Debug creating a Pipeline
You may encounter errors when creating a Pipeline. For example, when creating a Pipeline using the following configuration:
curl -X "POST" "http://localhost:4000/v1/events/pipelines/test" \
-H 'Content-Type: application/x-yaml' \
-d $'processors:
- date:
field: time
formats:
- "%Y-%m-%d %H:%M:%S%.3f"
ignore_missing: true
- gsub:
fields:
- message
pattern: "\\\."
replacement:
- "-"
ignore_missing: true
transform:
- fields:
- message
type: string
- field: time
type: time
index: timestamp'
The pipeline configuration contains an error. The gsub
Processor expects the replacement
field to be a string, but the current configuration provides an array. As a result, the pipeline creation fails with the following error message:
{"error":"Failed to parse pipeline: 'replacement' must be a string"}
Therefore, We need to modify the configuration of the gsub
Processor and change the value of the replacement
field to a string type.
curl -X "POST" "http://localhost:4000/v1/events/pipelines/test" \
-H 'Content-Type: application/x-yaml' \
-d $'processors:
- date:
field: time
formats:
- "%Y-%m-%d %H:%M:%S%.3f"
ignore_missing: true
- gsub:
fields:
- message
pattern: "\\\."
replacement: "-"
ignore_missing: true
transform:
- fields:
- message
type: string
- field: time
type: time
index: timestamp'
Now that the Pipeline has been created successfully, you can test the Pipeline using the dryrun
interface.
Debug writing logs
We can test the Pipeline using the dryrun
interface. We will test it with erroneous log data where the value of the message field is in numeric format, causing the pipeline to fail during processing.

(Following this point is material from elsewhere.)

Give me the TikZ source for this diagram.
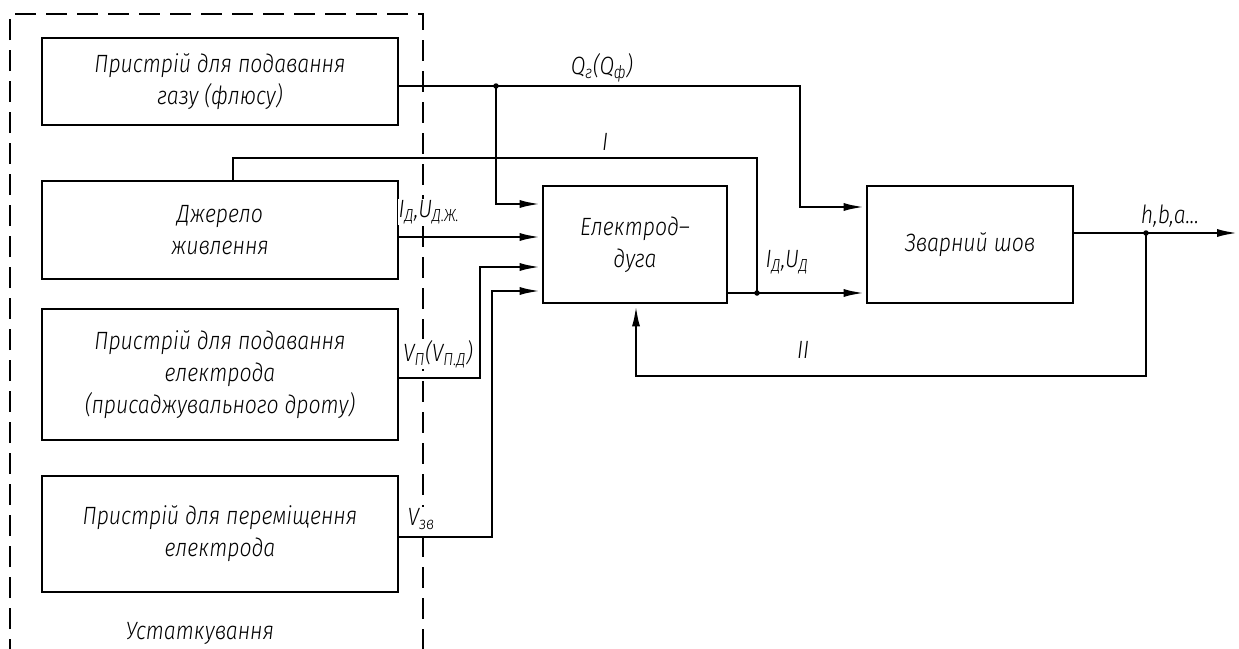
\documentclass[tikz,border=0pt]{standalone}
\usepackage{fontspec}
\setmainfont{Fira Sans Light Italic}[FakeStretch=0.85]
\usetikzlibrary{arrows.meta}
\begin{document}
\begin{tikzpicture}[x=1pt,y=-1pt,
  box/.style={draw,line width=2.8pt,align=center,inner sep=0pt,font=\fontsize{25}{32}\selectfont},
  conn/.style={line width=2.8pt},
  arr/.style={conn,-{Latex[length=22pt,width=8pt]}},
  lbl/.style={inner sep=1pt,font=\fontsize{25}{28}\selectfont},
  dot/.style={fill,circle,inner sep=0pt,minimum size=5.5pt}]
\useasboundingbox (0,0) rectangle (1239,648);
% equipment frame
\draw[line width=2.8pt,dash pattern=on 21pt off 10pt] (10,660) -- (10,14) -- (423,14) -- (423,660);
% boxes
\node[box,minimum width=356pt,minimum height=87pt] (b1) at (220,81.5) {Пристрій для подавання\\газу (флюсу)};
\node[box,minimum width=356pt,minimum height=98pt] (b2) at (220,230) {Джерело\\живлення};
\node[box,minimum width=356pt,minimum height=131pt] (b3) at (220,374.5) {Пристрій для подавання\\електрода\\(присаджувального дроту)};
\node[box,minimum width=356pt,minimum height=116pt] (b4) at (220,534) {Пристрій для переміщення\\електрода};
\node[box,minimum width=184pt,minimum height=117pt] (el) at (635,244.5) {Електрод--\\дуга};
\node[box,minimum width=206pt,minimum height=117pt] (ws) at (970,244.5) {Зварний шов};
\node[lbl,fill=white] (eq) at (200,633) {Устаткування};
% coordinates
\coordinate (j1) at (496,86);
\coordinate (j2) at (757,293);
\coordinate (j3) at (1146,233);
\coordinate (out) at (1239,233);
% connectors
\draw[arr] (b1.east |- j1) -- (800,86) -- (800,207) -- (ws.west |- 0,207);
\draw[arr] (j1) -- (496,204) -- (el.west |- 0,204);
\draw[conn] (233,0 |- b2.north) -- (233,158) -- (757,158) -- (j2);
\draw[arr] (el.east |- j2) -- (ws.west |- j2);
\draw[arr] (b2.east |- 0,237) -- (el.west |- 0,237);
\draw[arr] (b3.east |- 0,378) -- (480,378) -- (480,267) -- (el.west |- 0,267);
\draw[arr] (b4.east |- 0,537) -- (492,537) -- (492,291) -- (el.west |- 0,291);
\draw[arr] (ws.east |- j3) -- (out);
\draw[arr] (j3) -- (1146,376) -- (636,376) -- (636,0 |- el.south);
\node[dot] at (j1) {};
\node[dot] at (j2) {};
\node[dot] at (j3) {};
% labels
\node[lbl] (lq) at (602,68) {Q\textsubscript{г}(Q\textsubscript{ф})};
\node[lbl] (li) at (605,142) {I};
\node[lbl,fill=white] (lsrc) at (429,212) {I\textsubscript{Д},U\textsubscript{Д.Ж.}};
\node[lbl,fill=white] (lvp) at (438,354) {V\textsubscript{П}(V\textsubscript{П.Д})};
\node[lbl,fill=white] (lvz) at (421,519) {V\textsubscript{зв}};
\node[lbl] (lid) at (787,262) {I\textsubscript{Д},U\textsubscript{Д}};
\node[lbl] (lii) at (803,350) {II};
\node[lbl] (lh) at (1170,216) {h,b,a...};
\end{tikzpicture}
\end{document}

This API is only used to test the results of the Pipeline and does not write logs to GreptimeDB.
curl -X "POST" "http://localhost:4000/v1/events/pipelines/dryrun?pipeline_name=test" \
-H 'Content-Type: application/json' \
-d $'{"message": 1998.08,"time":"2024-05-25 20:16:37.217"}'
{"error":"Failed to execute pipeline, reason: gsub processor: expect string or array string, but got Float64(1998.08)"}
The output indicates that the pipeline processing failed because the gsub
Processor expects a string type rather than a floating-point number type. We need to adjust the format of the log data to ensure the pipeline can process it correctly.
Let's change the value of the message field to a string type and test the pipeline again.
curl -X "POST" "http://localhost:4000/v1/events/pipelines/dryrun?pipeline_name=test" \
-H 'Content-Type: application/json' \
-d $'{"message": "1998.08","time":"2024-05-25 20:16:37.217"}'
At this point, the Pipeline processing is successful, and the output is as follows:
{
"rows": [
[
{
"data_type": "STRING",
"key": "message",
"semantic_type": "FIELD",
"value": "1998-08"
},
{
"data_type": "TIMESTAMP_NANOSECOND",
"key": "time",
"semantic_type": "TIMESTAMP",
"value": "2024-05-25 20:16:37.217+0000"
}
]
],
"schema": [
{
"colume_type": "FIELD",
"data_type": "STRING",
"fulltext": false,
"name": "message"
},
{
"colume_type": "TIMESTAMP",
"data_type": "TIMESTAMP_NANOSECOND",
"fulltext": false,
"name": "time"
}
]
}
It can be seen that the .
in the string 1998.08
has been replaced with -
, indicating a successful processing of the Pipeline.